Er is een grote verscheidenheid aan medicijnen die de bloeddruk verlagen. Hieronder worden 5 van de grote groepen beschreven die vaak worden ingezet bij de behandeling van een hoge bloeddruk.

1. ACE-remmers (bv. ramipril)

ACE-remmers verminderen de werking van een hormoon dat de bloedvaten vernauwt. Daarom blijven de bloedvaten verwijd en daalt de bloeddruk. Een veelvoorkomende bijwerking van dit medicijn is een droge hoest.

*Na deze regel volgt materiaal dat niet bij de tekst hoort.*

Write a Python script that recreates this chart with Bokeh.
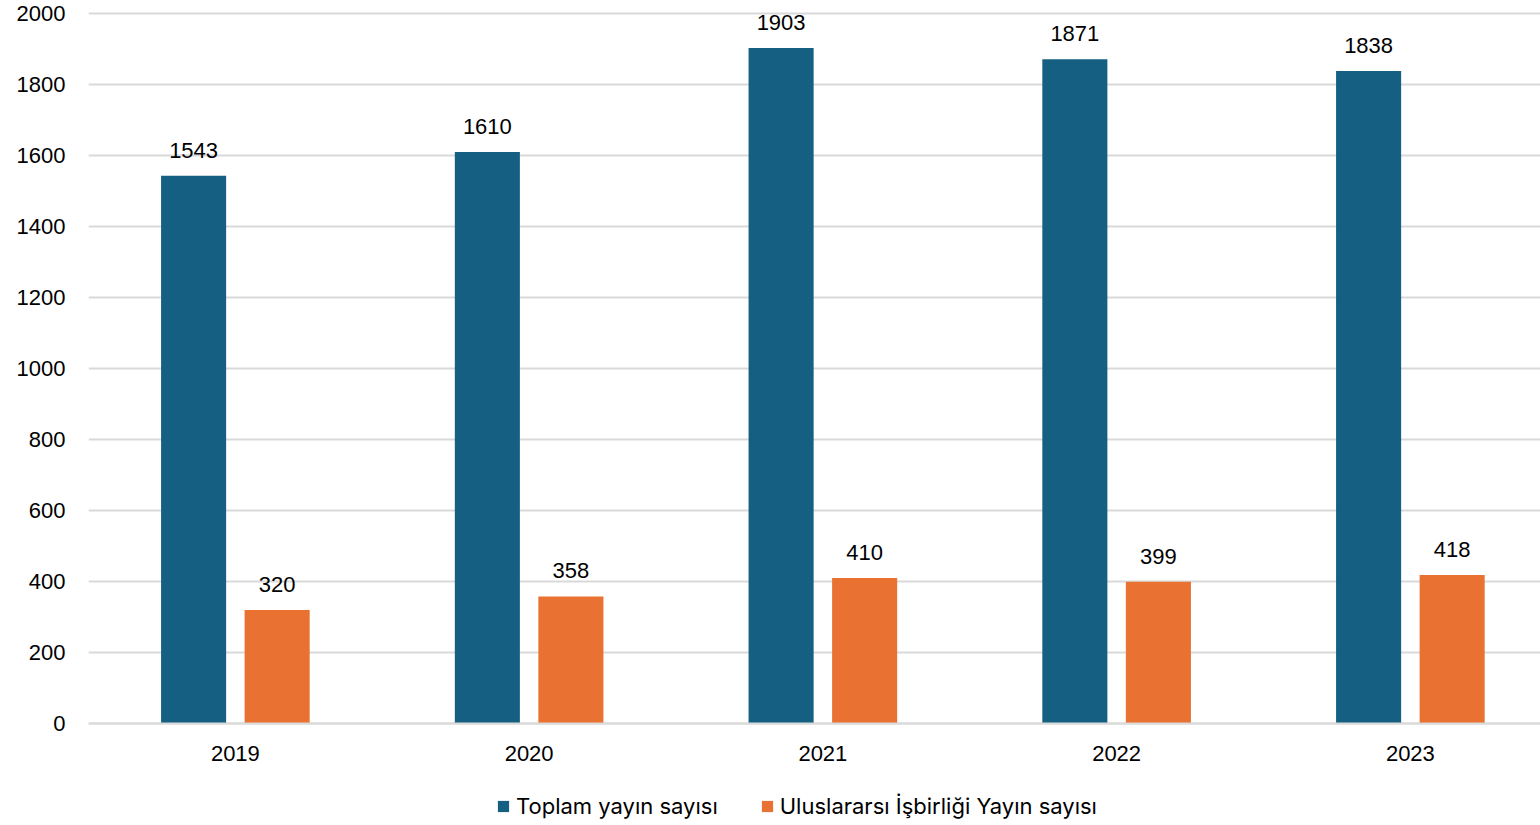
from bokeh.plotting import figure
from bokeh.models import ColumnDataSource, Range1d, FixedTicker, Legend, LegendItem, LabelSet
from bokeh.core.properties import value
from bokeh.embed import file_html
from bokeh.resources import INLINE

years = ["2019", "2020", "2021", "2022", "2023"]
toplam = [1543, 1610, 1903, 1871, 1838]
uluslararasi = [320, 358, 410, 399, 418]
series_names = ["Toplam yayın sayısı", "Uluslararsı İşbirliği Yayın sayısı"]
y_ticks = [0, 200, 400, 600, 800, 1000, 1200, 1400, 1600, 1800, 2000]

BLUE = "#156082"
ORANGE = "#E97132"
GRID = "#D9D9D9"
AXIS_FONT = "Liberation Sans"
AXIS_SIZE = "22px"

OFF = 0.1422   # half-distance between the two bars of a group (category units)
BW = 0.2215    # bar width (category units)

centers = [i + 0.5 for i in range(len(years))]
src = ColumnDataSource(dict(
    xc=centers,
    x1=[c - OFF for c in centers],
    x2=[c + OFF for c in centers],
    toplam=toplam,
    ulus=uluslararasi,
    toplam_lbl=[str(v) for v in toplam],
    ulus_lbl=[str(v) for v in uluslararasi],
))

# frame: left 88px, top 11px, to the figure's right and bottom edge
PX_PER_UNIT_Y = 710 / 2000
GROUP_PX = 293.75
p = figure(
    x_range=Range1d(0, (1540 - 88) / GROUP_PX),
    y_range=Range1d(-102 / PX_PER_UNIT_Y, 2000 + 2 / PX_PER_UNIT_Y),
    width=1540, height=825,
    output_backend="svg", toolbar_location=None,
    min_border_left=88, min_border_right=0, min_border_top=11, min_border_bottom=0,
    outline_line_color=None,
)

r1 = p.vbar(x="x1", top="toplam", width=BW, source=src, fill_color=BLUE, line_color=None)
r2 = p.vbar(x="x2", top="ulus", width=BW, source=src, fill_color=ORANGE, line_color=None)

for xcol, col in (("x1", "toplam"), ("x2", "ulus")):
    lbl = LabelSet(x=xcol, y=col, text=col + "_lbl", source=src,
                   text_align="center", text_baseline="alphabetic", y_offset=18,
                   text_font=value(AXIS_FONT), text_font_size=AXIS_SIZE, text_color="#000000")
    p.add_layout(lbl)

p.yaxis.ticker = FixedTicker(ticks=y_ticks)
p.yaxis.axis_line_color = None
p.yaxis.major_tick_line_color = None
p.yaxis.minor_tick_line_color = None
p.yaxis.major_tick_out = 0
p.yaxis.major_tick_in = 0
p.yaxis.major_label_text_font = AXIS_FONT
p.yaxis.major_label_text_font_size = AXIS_SIZE
p.yaxis.major_label_text_color = "#000000"
p.yaxis.major_label_standoff = 23

p.xaxis.ticker = FixedTicker(ticks=centers)
p.xaxis.major_label_overrides = {c: y for c, y in zip(centers, years)}
p.xaxis.fixed_location = 0
p.xaxis.axis_line_color = GRID
p.xaxis.axis_line_width = 2
p.xaxis.major_tick_line_color = None
p.xaxis.minor_tick_line_color = None
p.xaxis.major_tick_out = 0
p.xaxis.major_tick_in = 0
p.xaxis.major_label_text_font = AXIS_FONT
p.xaxis.major_label_text_font_size = AXIS_SIZE
p.xaxis.major_label_text_color = "#000000"
p.xaxis.major_label_standoff = 22

p.xgrid.grid_line_color = None
p.ygrid.grid_line_color = GRID
p.ygrid.grid_line_width = 2

legend = Legend(items=[LegendItem(label=series_names[0], renderers=[r1]),
                       LegendItem(label=series_names[1], renderers=[r2])],
                orientation="horizontal", location=(408, 6),
                label_text_font="Inter", label_text_font_size="22px",
                label_text_color="#000000",
                glyph_width=14, glyph_height=14, spacing=42, label_standoff=6,
                border_line_color=None, background_fill_alpha=0,
                padding=0, margin=0)
p.add_layout(legend, "center")

open("out.html", "w").write(file_html(p, INLINE))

2. Angiotensine II-receptorantagonisten (bv. candesartan)

Angiotensine II-receptorantagonisten onderdrukken net zoals ACE-remmers een hormoon dat de bloedvaten vernauwt. Het verschil tussen beide groepen van werkzame stoffen is de plaats waar het medicijn in het reguleringsmechanisme van het hormoon ingrijpt. Deze groep van werkzame stoffen heeft bijzonder weinig bijwerkingen.

3. Betablocker (bv. metoprolol)

Bètablokkers verminderen de werking van stresshormonen. Stresshormonen zoals adrenaline zorgen er onder andere voor dat het hart sneller en harder slaat. Als stresshormonen door een medicijn onderdrukt worden, kan het hart rustiger slaan en zakt de bloeddruk. Veelvoorkomende bijwerkingen van dit soort medicijnen zijn vermoeidheid en zwakte.

4. Diuretica (bv. hydrochloorthiazide (HCT))

Diuretica worden ook wel vochtafdrijvers genoemd. Ze zorgen ervoor dat het lichaam meer vocht via de nierenafvoert waardoor het bloedvolume en daarmee ook de druk in de bloedvaten afneemt. Een veelvoorkomende bijwerking van diuretica is een sterkere aandrang om te plassen.

5. Calciumantagonisten (bv. verapamil)

Calciumantagonisten zorgen ervoor dat de kleine spieren in de vaatwanden ontspannen en de bloedvaten verwijden. Veelvoorkomende bijwerkingen kunnen hoofdpijn en hartkloppingen zijn.